An  international team led by astronomer Paul van der Werf (Leiden  University, The Netherlands) has discovered that a black hole in the  young universe is surrounded by a large disk of gas and dust, where  stars form rapidly and which is so dense that light can barely escape  from it. The team made this unexpected discovery during a successful  search for water vapour in a galaxy in the early universe, located at a  distance of 12 billion light-years.

The discovery  was made using the sensitive radio telescopes of IRAM (Institut de  Radioastronomie Millimétrique) at the Plateau de Bure in the French  Alps. These telescopes were used to search for water vapour in a quasar,  a galaxy in the early universe that derives its luminosity from the  growth of a black hole hundreds of millions of times more massive than  our sun. Team leader Paul van der Werf says: "Water in cosmic clouds is  normally frozen to ice, but the ice can be evaporated by the strong  radiation of the quasar or of young stars. Therefore we decided to  search for water vapour in this object. It is located so far away that  we are looking back in time, to an era where the universe was only 10%  of its present age. This is one of the first searches ever conducted to  find water in the early universe."

The big  surprise was however not the amount of water vapour found (1000 trillion  times the amount of water on Earth) but the discovery of an opaque disk  in which the water vapour is located and which rapidly forms young  stars.

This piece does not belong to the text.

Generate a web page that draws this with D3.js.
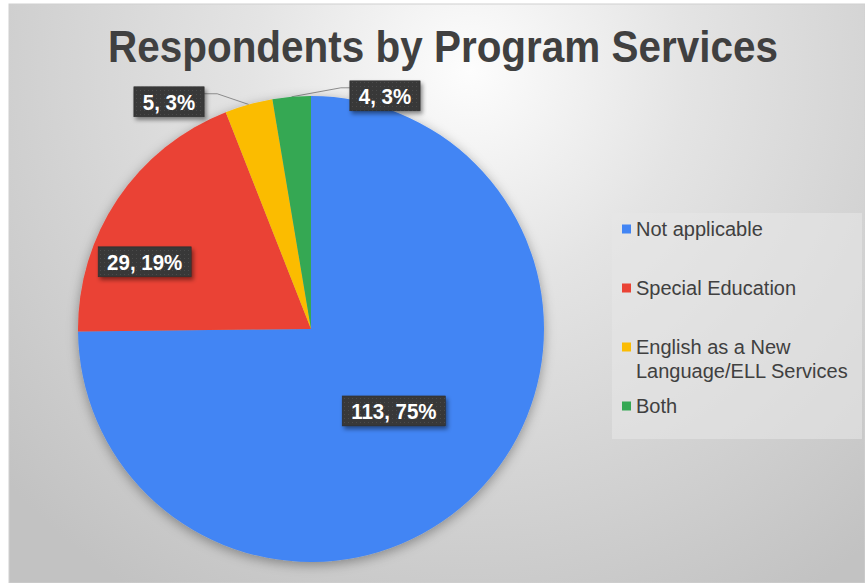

The density of the disk is so high that light barely escapes.  Team member Marco Spaans (University of Groningen, The Netherlands)  explains: "Water molecules are sensitive to infrared radiation, so we  could use the water vapour detected as a cosmic infrared light meter.  With this method we found that essentially all radiation is locked up in  the gas disk surrounding the black hole. This trapped radiation is so  intense that it will build up enormous pressure and eventually blow away  the gas and dust clouds surrounding the black hole."